Directions: Copy exactly the lines from the one containing "What D3.js code" through the one containing "-35.9, -44.7, -47.6];", both included, and leave out any pictures.

>>>

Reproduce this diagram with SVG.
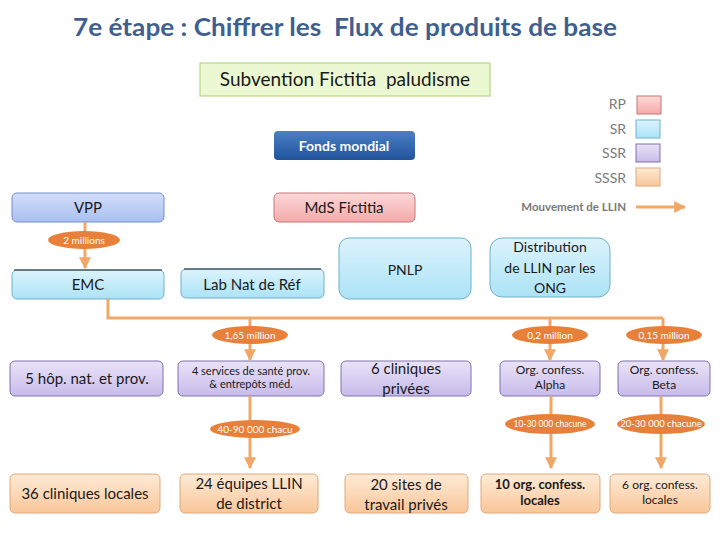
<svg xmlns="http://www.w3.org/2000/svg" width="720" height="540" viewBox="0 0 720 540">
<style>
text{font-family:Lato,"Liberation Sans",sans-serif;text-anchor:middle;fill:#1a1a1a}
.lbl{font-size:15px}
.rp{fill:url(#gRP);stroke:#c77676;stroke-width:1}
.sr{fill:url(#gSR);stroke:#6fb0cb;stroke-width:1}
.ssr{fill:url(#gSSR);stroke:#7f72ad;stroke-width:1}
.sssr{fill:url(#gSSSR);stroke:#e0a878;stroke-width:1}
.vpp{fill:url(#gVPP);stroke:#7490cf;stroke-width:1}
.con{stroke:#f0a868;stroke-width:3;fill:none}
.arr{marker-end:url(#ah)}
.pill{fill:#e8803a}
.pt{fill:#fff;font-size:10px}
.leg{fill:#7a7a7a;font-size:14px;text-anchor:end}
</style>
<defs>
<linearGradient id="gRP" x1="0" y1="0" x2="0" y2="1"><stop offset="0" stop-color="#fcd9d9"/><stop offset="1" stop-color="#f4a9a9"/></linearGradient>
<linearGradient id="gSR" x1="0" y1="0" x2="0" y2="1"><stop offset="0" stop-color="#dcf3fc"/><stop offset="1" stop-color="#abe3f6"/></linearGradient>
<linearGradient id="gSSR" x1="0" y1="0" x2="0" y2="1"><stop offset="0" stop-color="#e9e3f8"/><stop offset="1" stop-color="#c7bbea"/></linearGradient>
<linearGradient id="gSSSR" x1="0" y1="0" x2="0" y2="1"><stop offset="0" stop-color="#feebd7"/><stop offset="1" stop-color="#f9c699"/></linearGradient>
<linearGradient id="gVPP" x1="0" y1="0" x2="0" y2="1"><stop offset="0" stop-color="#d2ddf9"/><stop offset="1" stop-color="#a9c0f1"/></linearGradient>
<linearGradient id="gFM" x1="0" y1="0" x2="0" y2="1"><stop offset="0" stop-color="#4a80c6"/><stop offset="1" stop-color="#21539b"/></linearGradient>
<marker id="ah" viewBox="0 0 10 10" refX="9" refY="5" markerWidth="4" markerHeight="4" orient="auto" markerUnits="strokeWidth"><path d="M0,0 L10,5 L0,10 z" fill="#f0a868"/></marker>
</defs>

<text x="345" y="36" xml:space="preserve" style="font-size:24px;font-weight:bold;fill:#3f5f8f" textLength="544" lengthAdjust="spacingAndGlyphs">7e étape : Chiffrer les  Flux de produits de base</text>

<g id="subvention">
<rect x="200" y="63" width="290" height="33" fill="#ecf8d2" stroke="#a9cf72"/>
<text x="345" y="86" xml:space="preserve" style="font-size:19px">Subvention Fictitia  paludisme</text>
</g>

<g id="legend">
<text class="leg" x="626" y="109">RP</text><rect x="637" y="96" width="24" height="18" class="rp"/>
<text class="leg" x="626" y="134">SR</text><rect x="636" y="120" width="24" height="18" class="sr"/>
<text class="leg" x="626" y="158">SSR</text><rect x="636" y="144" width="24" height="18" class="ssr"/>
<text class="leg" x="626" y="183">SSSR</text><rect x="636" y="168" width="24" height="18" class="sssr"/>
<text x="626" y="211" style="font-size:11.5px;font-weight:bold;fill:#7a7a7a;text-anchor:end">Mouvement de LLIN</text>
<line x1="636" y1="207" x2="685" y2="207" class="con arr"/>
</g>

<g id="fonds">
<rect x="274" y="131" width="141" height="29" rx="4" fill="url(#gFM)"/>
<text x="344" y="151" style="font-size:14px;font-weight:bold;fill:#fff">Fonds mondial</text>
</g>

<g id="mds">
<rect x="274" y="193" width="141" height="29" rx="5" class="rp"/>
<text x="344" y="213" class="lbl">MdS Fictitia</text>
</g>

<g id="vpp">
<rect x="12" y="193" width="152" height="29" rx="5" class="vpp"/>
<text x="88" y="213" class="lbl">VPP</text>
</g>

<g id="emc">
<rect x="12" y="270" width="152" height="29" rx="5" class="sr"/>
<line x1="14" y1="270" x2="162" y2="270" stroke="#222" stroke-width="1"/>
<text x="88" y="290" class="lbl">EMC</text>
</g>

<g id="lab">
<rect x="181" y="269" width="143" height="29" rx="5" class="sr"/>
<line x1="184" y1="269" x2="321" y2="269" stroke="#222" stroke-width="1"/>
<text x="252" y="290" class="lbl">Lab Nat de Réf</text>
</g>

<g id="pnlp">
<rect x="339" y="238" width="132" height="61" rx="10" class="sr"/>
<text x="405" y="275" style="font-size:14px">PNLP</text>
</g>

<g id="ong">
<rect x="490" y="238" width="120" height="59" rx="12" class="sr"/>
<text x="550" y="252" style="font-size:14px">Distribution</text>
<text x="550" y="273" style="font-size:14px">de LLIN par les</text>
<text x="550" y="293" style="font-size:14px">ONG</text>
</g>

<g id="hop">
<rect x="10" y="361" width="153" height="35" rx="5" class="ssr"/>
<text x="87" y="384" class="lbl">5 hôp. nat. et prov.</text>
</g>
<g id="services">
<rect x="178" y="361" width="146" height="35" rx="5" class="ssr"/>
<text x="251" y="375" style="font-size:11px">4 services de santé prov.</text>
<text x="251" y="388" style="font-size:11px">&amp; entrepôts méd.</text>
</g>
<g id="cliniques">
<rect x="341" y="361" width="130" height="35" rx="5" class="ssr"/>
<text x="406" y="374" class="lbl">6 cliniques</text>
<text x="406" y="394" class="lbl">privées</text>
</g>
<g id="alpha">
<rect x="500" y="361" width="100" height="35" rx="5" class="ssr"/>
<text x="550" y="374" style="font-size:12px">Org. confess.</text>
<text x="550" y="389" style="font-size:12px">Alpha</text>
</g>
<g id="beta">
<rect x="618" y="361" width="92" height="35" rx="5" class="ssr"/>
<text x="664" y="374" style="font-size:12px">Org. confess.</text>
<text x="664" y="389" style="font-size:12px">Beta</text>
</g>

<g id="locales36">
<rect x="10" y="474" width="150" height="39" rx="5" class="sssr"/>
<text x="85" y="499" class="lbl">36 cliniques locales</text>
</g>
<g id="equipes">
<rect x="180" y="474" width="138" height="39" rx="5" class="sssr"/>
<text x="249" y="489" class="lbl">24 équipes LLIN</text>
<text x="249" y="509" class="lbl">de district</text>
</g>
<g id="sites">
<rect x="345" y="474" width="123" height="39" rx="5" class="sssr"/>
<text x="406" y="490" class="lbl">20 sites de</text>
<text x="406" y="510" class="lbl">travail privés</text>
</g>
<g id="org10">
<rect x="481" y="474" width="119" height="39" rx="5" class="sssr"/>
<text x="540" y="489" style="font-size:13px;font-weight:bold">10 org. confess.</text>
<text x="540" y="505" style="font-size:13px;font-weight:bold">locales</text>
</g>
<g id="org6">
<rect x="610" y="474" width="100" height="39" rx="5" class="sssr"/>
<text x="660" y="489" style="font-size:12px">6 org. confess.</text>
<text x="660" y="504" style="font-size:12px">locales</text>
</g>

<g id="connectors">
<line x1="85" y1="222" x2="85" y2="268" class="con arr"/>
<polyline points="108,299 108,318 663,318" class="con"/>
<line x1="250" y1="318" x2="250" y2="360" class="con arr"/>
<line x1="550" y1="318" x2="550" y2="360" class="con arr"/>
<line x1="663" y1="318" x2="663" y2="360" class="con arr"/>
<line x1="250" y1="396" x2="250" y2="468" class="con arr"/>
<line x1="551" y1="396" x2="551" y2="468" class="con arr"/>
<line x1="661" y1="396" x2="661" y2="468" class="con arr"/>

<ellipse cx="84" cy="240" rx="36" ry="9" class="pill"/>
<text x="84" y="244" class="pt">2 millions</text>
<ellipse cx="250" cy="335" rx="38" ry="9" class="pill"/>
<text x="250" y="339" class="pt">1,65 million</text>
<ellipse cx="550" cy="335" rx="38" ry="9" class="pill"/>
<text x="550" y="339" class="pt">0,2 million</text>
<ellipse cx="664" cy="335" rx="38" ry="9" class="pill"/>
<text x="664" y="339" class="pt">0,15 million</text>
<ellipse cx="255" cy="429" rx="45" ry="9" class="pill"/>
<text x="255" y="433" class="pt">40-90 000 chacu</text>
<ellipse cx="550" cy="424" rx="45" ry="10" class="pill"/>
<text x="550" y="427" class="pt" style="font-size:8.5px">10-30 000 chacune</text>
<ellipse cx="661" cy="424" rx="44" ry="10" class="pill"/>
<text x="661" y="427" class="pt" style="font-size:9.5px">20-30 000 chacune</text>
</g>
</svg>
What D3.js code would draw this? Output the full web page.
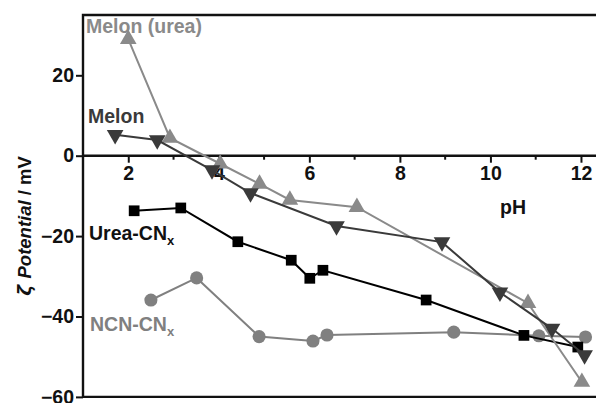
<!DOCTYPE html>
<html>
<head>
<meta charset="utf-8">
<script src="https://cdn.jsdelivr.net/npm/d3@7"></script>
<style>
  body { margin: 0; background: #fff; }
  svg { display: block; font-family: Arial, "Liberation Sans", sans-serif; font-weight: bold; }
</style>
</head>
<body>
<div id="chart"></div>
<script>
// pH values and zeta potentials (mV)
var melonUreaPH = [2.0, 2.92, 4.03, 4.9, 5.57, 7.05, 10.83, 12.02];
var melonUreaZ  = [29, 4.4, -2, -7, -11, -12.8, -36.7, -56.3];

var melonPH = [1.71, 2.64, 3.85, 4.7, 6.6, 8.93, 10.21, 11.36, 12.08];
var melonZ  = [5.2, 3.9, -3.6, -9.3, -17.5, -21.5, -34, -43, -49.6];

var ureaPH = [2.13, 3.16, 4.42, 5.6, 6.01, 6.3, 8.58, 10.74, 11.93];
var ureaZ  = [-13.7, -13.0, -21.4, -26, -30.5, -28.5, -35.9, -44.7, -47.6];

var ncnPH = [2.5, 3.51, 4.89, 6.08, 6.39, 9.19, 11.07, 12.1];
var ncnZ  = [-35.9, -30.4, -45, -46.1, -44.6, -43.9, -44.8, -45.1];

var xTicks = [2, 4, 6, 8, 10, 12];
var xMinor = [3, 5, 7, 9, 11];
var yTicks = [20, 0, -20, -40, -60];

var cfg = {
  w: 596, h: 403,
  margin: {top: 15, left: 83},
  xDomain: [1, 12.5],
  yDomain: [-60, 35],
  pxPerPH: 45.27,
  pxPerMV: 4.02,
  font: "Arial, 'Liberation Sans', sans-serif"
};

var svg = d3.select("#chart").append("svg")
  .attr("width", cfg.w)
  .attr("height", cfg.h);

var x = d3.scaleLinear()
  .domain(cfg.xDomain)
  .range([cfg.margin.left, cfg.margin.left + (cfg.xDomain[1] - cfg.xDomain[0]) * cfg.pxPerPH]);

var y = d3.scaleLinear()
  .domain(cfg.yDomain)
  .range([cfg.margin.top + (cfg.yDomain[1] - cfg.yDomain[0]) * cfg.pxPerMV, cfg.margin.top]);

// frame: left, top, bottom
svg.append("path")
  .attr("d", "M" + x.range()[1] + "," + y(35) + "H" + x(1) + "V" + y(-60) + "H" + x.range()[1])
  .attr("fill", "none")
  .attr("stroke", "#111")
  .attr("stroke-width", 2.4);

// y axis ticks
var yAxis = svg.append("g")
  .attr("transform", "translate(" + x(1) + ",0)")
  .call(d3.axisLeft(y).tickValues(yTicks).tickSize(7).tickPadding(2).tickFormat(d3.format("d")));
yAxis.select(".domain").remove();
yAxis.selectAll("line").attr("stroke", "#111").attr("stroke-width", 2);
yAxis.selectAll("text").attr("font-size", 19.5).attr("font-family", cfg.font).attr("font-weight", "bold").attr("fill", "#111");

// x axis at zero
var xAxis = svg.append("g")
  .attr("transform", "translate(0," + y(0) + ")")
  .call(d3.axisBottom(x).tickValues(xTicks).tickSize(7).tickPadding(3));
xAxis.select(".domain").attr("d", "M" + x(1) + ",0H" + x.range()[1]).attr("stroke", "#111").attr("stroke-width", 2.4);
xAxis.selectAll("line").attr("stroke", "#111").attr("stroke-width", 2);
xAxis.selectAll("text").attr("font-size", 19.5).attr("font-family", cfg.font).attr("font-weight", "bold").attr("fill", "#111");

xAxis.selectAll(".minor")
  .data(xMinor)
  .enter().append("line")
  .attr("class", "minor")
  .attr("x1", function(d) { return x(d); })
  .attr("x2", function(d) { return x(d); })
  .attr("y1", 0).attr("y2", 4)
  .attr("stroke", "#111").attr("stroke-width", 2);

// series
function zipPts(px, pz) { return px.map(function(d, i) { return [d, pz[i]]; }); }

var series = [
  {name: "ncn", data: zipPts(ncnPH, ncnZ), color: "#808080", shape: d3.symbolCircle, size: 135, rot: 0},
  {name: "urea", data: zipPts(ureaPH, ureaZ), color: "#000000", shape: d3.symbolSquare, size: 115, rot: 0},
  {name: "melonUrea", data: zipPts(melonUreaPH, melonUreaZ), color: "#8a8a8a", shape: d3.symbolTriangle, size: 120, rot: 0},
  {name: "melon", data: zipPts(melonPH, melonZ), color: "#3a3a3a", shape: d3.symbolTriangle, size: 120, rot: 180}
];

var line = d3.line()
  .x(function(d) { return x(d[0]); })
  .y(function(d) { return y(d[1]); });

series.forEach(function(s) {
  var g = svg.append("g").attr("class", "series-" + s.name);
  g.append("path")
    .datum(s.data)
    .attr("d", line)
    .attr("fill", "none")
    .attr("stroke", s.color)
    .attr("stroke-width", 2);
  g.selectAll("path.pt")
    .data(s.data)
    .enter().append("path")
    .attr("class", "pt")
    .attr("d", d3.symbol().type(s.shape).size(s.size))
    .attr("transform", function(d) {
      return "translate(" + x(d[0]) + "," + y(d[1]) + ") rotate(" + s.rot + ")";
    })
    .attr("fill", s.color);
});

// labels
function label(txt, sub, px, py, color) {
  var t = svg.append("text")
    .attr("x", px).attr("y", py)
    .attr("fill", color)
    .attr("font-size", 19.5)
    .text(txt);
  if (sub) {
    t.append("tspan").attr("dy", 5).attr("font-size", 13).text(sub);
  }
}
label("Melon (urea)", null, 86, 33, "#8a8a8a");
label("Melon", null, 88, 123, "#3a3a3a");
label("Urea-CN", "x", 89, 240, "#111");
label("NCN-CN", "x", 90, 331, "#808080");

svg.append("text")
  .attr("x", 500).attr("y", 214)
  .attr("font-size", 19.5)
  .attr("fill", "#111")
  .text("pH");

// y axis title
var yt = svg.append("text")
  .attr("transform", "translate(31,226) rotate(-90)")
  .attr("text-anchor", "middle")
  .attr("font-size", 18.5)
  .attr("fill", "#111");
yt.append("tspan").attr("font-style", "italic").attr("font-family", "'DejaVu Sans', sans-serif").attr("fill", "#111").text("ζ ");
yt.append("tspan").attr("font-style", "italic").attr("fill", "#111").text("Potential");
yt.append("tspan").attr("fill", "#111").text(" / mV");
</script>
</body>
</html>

<<<

Task output:
What D3.js code would draw this? Output the full web page.
<!DOCTYPE html>
<html>
<head>
<meta charset="utf-8">
<script src="https://cdn.jsdelivr.net/npm/d3@7"></script>
<style>
  body { margin: 0; background: #fff; }
  svg { display: block; font-family: Arial, "Liberation Sans", sans-serif; font-weight: bold; }
</style>
</head>
<body>
<div id="chart"></div>
<script>
// pH values and zeta potentials (mV)
var melonUreaPH = [2.0, 2.92, 4.03, 4.9, 5.57, 7.05, 10.83, 12.02];
var melonUreaZ  = [29, 4.4, -2, -7, -11, -12.8, -36.7, -56.3];

var melonPH = [1.71, 2.64, 3.85, 4.7, 6.6, 8.93, 10.21, 11.36, 12.08];
var melonZ  = [5.2, 3.9, -3.6, -9.3, -17.5, -21.5, -34, -43, -49.6];

var ureaPH = [2.13, 3.16, 4.42, 5.6, 6.01, 6.3, 8.58, 10.74, 11.93];
var ureaZ  = [-13.7, -13.0, -21.4, -26, -30.5, -28.5, -35.9, -44.7, -47.6];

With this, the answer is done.